----- SUPPLIED MATERIAL
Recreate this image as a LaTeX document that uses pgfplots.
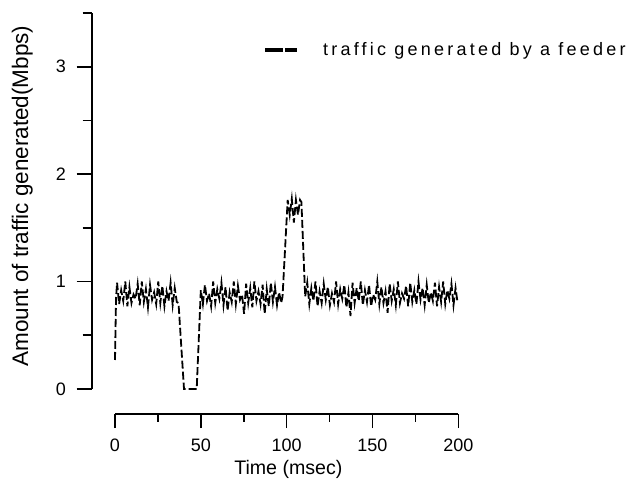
\documentclass[border=0pt]{standalone}
\usepackage{pgfplots}
\pgfplotsset{compat=1.18}
\usepackage{pgfplotstable}
\usepackage{fontspec}
\setmainfont{Liberation Sans}
\newfontfamily\spacedfont[LetterSpace=18]{Liberation Sans}

\pgfplotstableread{
t v
0 0.27
0.6 0.84
1.2 0.99
2.4 0.79
3.6 0.92
4.8 0.82
6.0 1.00
7.2 0.77
8.4 0.95
9.6 0.80
10.8 0.88
12.0 0.84
13.2 0.98
14.4 0.78
15.6 1.00
16.8 0.81
18.0 0.93
19.2 0.76
20.4 0.97
21.6 0.83
22.8 0.90
24.0 0.79
25.2 1.00
26.4 0.80
27.6 0.96
28.8 0.77
30.0 0.91
31.2 0.82
32.4 0.99
33.6 0.78
34.8 0.94
36.0 0.81
37.0 0.80
40.2 0.00
47.6 0.00
50.0 0.92
51.2 0.79
52.4 0.97
53.6 0.82
54.8 0.89
56.0 0.77
57.2 1.00
58.4 0.80
59.6 0.93
60.8 0.84
62.0 0.99
63.2 0.78
64.4 0.95
65.6 0.73
66.8 0.90
68.0 0.81
69.2 1.00
70.4 0.79
71.6 0.96
72.8 0.83
74.0 0.88
75.2 0.70
76.4 0.98
77.6 0.80
78.8 0.94
80.0 0.76
81.2 1.00
82.4 0.82
83.6 0.91
84.8 0.79
86.0 0.97
87.2 0.70
88.4 0.93
89.6 0.77
90.8 0.99
92.0 0.81
93.2 0.95
94.4 0.78
95.6 0.90
96.8 0.80
97.6 0.86
100.6 1.76
101.8 1.62
103.0 1.77
104.2 1.55
105.4 1.76
106.6 1.62
107.8 1.76
108.6 1.74
110.8 0.86
112.0 0.99
113.2 0.79
114.4 0.94
115.6 0.82
116.8 1.00
118.0 0.77
119.2 0.91
120.4 0.80
121.6 0.98
122.8 0.83
124.0 0.95
125.2 0.78
126.4 0.89
127.6 0.81
128.8 1.00
130.0 0.79
131.2 0.93
132.4 0.84
133.6 0.97
134.8 0.76
136.0 0.90
137.2 0.68
138.4 0.99
139.6 0.80
140.8 0.94
142.0 0.82
143.2 1.00
144.4 0.78
145.6 0.92
146.8 0.81
148.0 0.97
149.2 0.77
150.4 0.88
151.6 0.83
152.8 1.00
154.0 0.79
155.2 0.95
156.4 0.80
157.6 0.91
158.8 0.71
160.0 0.98
161.2 0.82
162.4 0.93
163.6 0.78
164.8 1.00
166.0 0.80
167.2 0.89
168.4 0.84
169.6 0.96
170.8 0.77
172.0 0.99
173.2 0.81
174.4 0.92
175.6 0.79
176.8 1.00
178.0 0.83
179.2 0.94
180.4 0.78
181.6 0.97
182.8 0.80
184.0 0.90
185.2 0.82
186.4 0.99
187.6 0.77
188.8 0.95
190.0 0.81
191.2 1.00
192.4 0.79
193.6 0.92
194.8 0.84
196.0 0.98
197.2 0.78
198.4 0.94
199.6 0.80
}\traffic

\begin{document}
\begin{tikzpicture}
% data
\begin{axis}[
  at={(115bp,93bp)}, anchor=south west,
  scale only axis, width=343.3bp, height=376bp,
  xmin=0, xmax=200, ymin=0, ymax=3.5,
  hide axis, clip=false,
  legend style={draw=none, fill=none, inner sep=0pt, outer sep=0pt,
    at={(axis cs:86.2,3.156)}, anchor=west,
    nodes={inner sep=0pt}},
  legend image code/.code={%
    \draw[line width=4.5bp, solid] (0bp,0bp)--(18bp,0bp);
    \draw[line width=4.5bp, solid] (20bp,0bp)--(32bp,0bp);
    \path (57bp,0bp);},
]
\addplot[black, line width=1.8bp, dash pattern=on 8bp off 3bp] table[x=t,y=v]{\traffic};
\addlegendentry{\spacedfont\fontsize{18bp}{21bp}\selectfont traffic generated by a feeder}
\end{axis}
% x axis
\begin{axis}[
  at={(115bp,68bp)}, anchor=south west,
  scale only axis, width=343.3bp, height=10bp,
  xmin=0, xmax=200, ymin=0, ymax=1,
  axis x line*=bottom, hide y axis,
  x axis line style={-, line width=1.6bp},
  xtick={0,50,...,200}, minor xtick={25,75,125,175},
  xtick align=outside, major tick length=14bp, minor tick length=7.7bp,
  tick style={black, line width=1.6bp},
  /pgf/number format/assume math mode=true,
  xlabel={Time (msec)},
  xlabel style={at={(axis description cs:0.505,-6.1)}, anchor=base, font=\fontsize{19.6bp}{23bp}\selectfont},
  every x tick label/.append style={font=\fontsize{18bp}{21bp}\selectfont, inner sep=0pt, anchor=north, yshift=-11bp},
]
\end{axis}
% y axis
\begin{axis}[
  at={(91.7bp,93bp)}, anchor=south west,
  scale only axis, width=10bp, height=376bp,
  xmin=0, xmax=1, ymin=0, ymax=3.5,
  axis y line*=left, hide x axis,
  y axis line style={-, line width=1.6bp},
  ytick={0,1,2,3}, minor ytick={0.5,1.5,2.5,3.5},
  ytick align=outside, major tick length=15bp, minor tick length=9bp,
  tick style={black, line width=1.6bp},
  /pgf/number format/assume math mode=true,
  ylabel={Amount of traffic generated(Mbps)},
  ylabel style={at={(axis description cs:-6.37,0.513)}, anchor=base, font=\fontsize{22.5bp}{26bp}\selectfont},
  every y tick label/.append style={font=\fontsize{18bp}{21bp}\selectfont, inner sep=0pt, anchor=east, xshift=-10.5bp},
]
\end{axis}
\pgfresetboundingbox
\path (0,0) rectangle (641bp,482bp);
\end{tikzpicture}
\end{document}
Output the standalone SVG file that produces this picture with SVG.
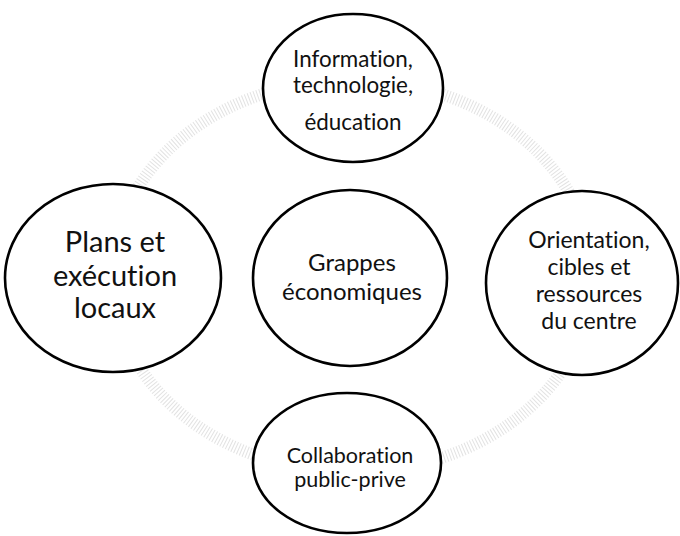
<svg xmlns="http://www.w3.org/2000/svg" width="680" height="536" viewBox="0 0 680 536">
<style>
.node ellipse{fill:#fff;stroke:#000;stroke-width:2.6}
.node text{font-family:Lato,"Open Sans","Liberation Sans",sans-serif;fill:#111;text-anchor:middle;font-variant-ligatures:none}
.ring{fill:none;stroke:#cfcfcf;stroke-opacity:0.6;stroke-width:12;stroke-dasharray:1 2}
</style>
<rect width="680" height="536" fill="#fff"/>
<g id="connectors">
<ellipse class="ring" cx="352" cy="276" rx="240" ry="196"/>
</g>
<g id="n-top" class="node">
<ellipse cx="353" cy="88" rx="90" ry="74"/>
<text font-size="22.4"><tspan x="353" y="67">Information,</tspan><tspan x="353" y="93">technologie,</tspan><tspan x="353" y="130">éducation</tspan></text>
</g>
<g id="n-left" class="node">
<ellipse cx="113" cy="278" rx="108" ry="94"/>
<text font-size="29"><tspan x="115" y="252">Plans et</tspan><tspan x="115" y="286">exécution</tspan><tspan x="115" y="318">locaux</tspan></text>
</g>
<g id="n-center" class="node">
<ellipse cx="350" cy="278" rx="97" ry="88"/>
<text font-size="24"><tspan x="352" y="271">Grappes</tspan><tspan x="352" y="300">économiques</tspan></text>
</g>
<g id="n-right" class="node">
<ellipse cx="582" cy="283" rx="96" ry="92"/>
<text font-size="23"><tspan x="589" y="248">Orientation,</tspan><tspan x="589" y="275">cibles et</tspan><tspan x="589" y="302">ressources</tspan><tspan x="589" y="329">du centre</tspan></text>
</g>
<g id="n-bottom" class="node">
<ellipse cx="347" cy="463" rx="94" ry="70"/>
<text font-size="21.5"><tspan x="350" y="463">Collaboration</tspan><tspan x="350" y="487">public-prive</tspan></text>
</g>
</svg>
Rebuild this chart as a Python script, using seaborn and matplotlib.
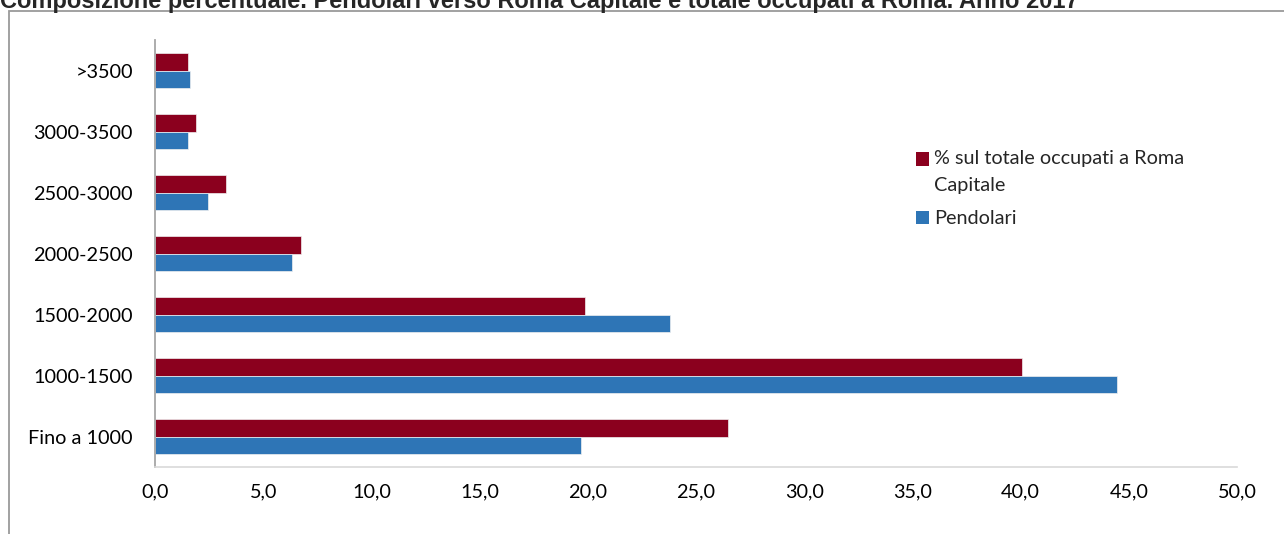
import pandas as pd
import seaborn as sns
import matplotlib.pyplot as plt
from matplotlib.patches import Rectangle, Patch
from matplotlib.legend_handler import HandlerPatch
from matplotlib.ticker import FuncFormatter, FixedLocator

# fasce di reddito (dall'alto verso il basso come nel grafico)
categories = [">3500", "3000-3500", "2500-3000", "2000-2500", "1500-2000", "1000-1500", "Fino a 1000"]
occupati_roma = [1.51, 1.88, 3.26, 6.73, 19.88, 40.07, 26.48]
pendolari = [1.63, 1.51, 2.44, 6.31, 23.78, 44.45, 19.69]
series_names = ["% sul totale occupati a Roma\nCapitale", "Pendolari"]
colors = ["#8b001e", "#2e75b6"]
x_ticks = [0, 5, 10, 15, 20, 25, 30, 35, 40, 45, 50]
title = "Composizione percentuale. Pendolari verso Roma Capitale e totale occupati a Roma. Anno 2017"


class FirstLineHandler(HandlerPatch):
    """Quadratino allineato alla prima riga di un'etichetta su due righe."""
    def __init__(self, shift):
        super().__init__()
        self.shift = shift

    def create_artists(self, legend, orig_handle, xdescent, ydescent, width, height, fontsize, trans):
        p = Rectangle((-xdescent, -ydescent + self.shift), width, height)
        self.update_prop(p, orig_handle, legend)
        p.set_transform(trans)
        return [p]


def build_frame():
    rows = []
    for cat, a, b in zip(categories, occupati_roma, pendolari):
        rows.append({"fascia": cat, "serie": series_names[0], "valore": a})
        rows.append({"fascia": cat, "serie": series_names[1], "valore": b})
    return pd.DataFrame(rows)


def main():
    df = build_frame()
    sns.set_style("white")
    plt.rcParams['font.family'] = ['Lato', 'DejaVu Sans']

    fig = plt.figure(figsize=(12.84, 5.34), dpi=100)
    ax = fig.add_axes([155 / 1284, 67 / 534, 1082 / 1284, 427 / 534])

    sns.barplot(data=df, y="fascia", x="valore", hue="serie", order=categories,
                hue_order=series_names, palette=colors, saturation=1,
                orient="h", width=0.575, gap=0, errorbar=None, ax=ax,
                edgecolor="#f0f0f0", linewidth=0.5, legend=False)

    ax.set_xlim(0, 50)
    ax.set_ylim(6.5, -0.5)
    ax.xaxis.set_major_locator(FixedLocator(x_ticks))
    ax.xaxis.set_major_formatter(FuncFormatter(lambda v, p: "{:.1f}".format(v).replace(".", ",")))
    ax.set_xlabel("")
    ax.set_ylabel("")

    # etichette al centro, tacche tra le categorie
    ax.yaxis.set_minor_locator(FixedLocator([i - 0.5 for i in range(len(categories) + 1)]))
    ax.tick_params(axis="y", which="major", length=0, pad=16, labelsize=14.3, colors="black")
    ax.tick_params(axis="y", which="minor", length=6, width=1.2, color="#a6a6a6", direction="out")
    ax.tick_params(axis="x", which="major", length=6, width=1, pad=6, labelsize=14.3)
    ax.tick_params(axis="x", colors="#d9d9d9", labelcolor="black")

    for s in ["top", "right"]:
        ax.spines[s].set_visible(False)
    ax.spines["left"].set_color("#a6a6a6")
    ax.spines["left"].set_linewidth(1.3)
    ax.spines["bottom"].set_color("#d9d9d9")
    ax.spines["bottom"].set_linewidth(1.2)

    handles = [Patch(facecolor=c, edgecolor="none", label=n) for c, n in zip(colors, series_names)]
    ax.legend(handles=handles, loc="upper left", bbox_to_anchor=(898 / 1284, 1 - 132 / 534),
              bbox_transform=fig.transFigure, frameon=False, fontsize=14.3,
              handlelength=0.65, handleheight=0.65, handletextpad=0.25,
              labelspacing=0.8, handler_map={handles[0]: FirstLineHandler(9.5)})
    for t in ax.get_legend().get_texts():
        t.set_linespacing(1.75)

    # cornice del grafico (tagliata a destra e in basso)
    fig.patches.append(Rectangle((9 / 1284, -0.1), 1.2, 1 - 11 / 534 + 0.1,
                                 transform=fig.transFigure, fill=False,
                                 edgecolor="#9a9a9a", linewidth=1.3))

    fig.text(0.0, 1 - 8 / 534, title, ha="left", va="baseline", fontsize=17,
             fontweight="bold", family=["Liberation Sans", "DejaVu Sans"])

    fig.savefig("out.png", dpi=100)
    plt.close()


if __name__ == '__main__':
    main()
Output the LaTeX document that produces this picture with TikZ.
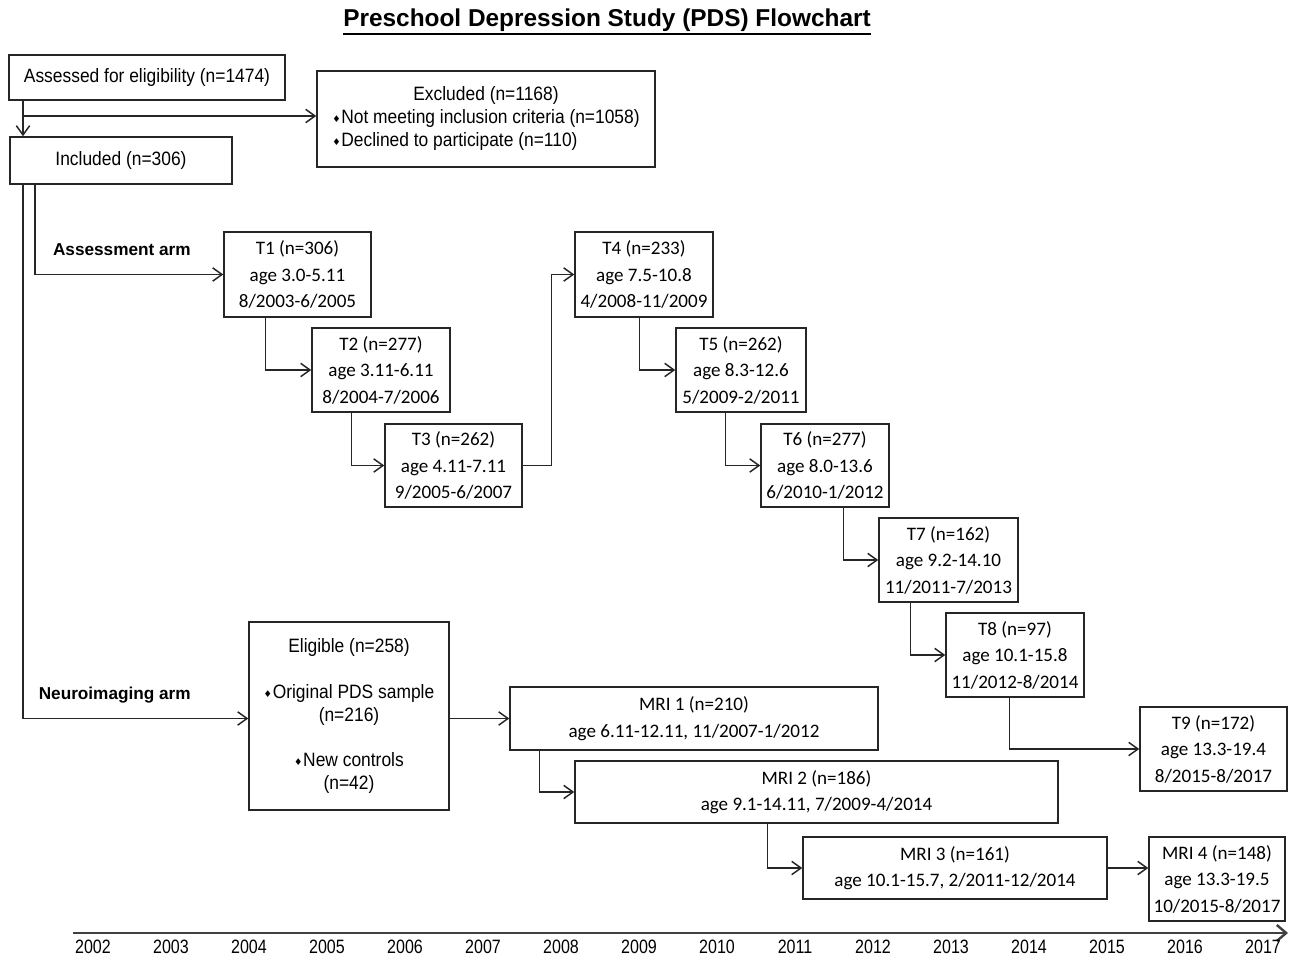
----------
AIM OF THE TASK: Out of the material above, select every line that holds the string "produces".

RESPONSE TO THE TASK:
Output the standalone SVG file that produces this picture with SVG.
Output the LaTeX document that produces this picture with TikZ.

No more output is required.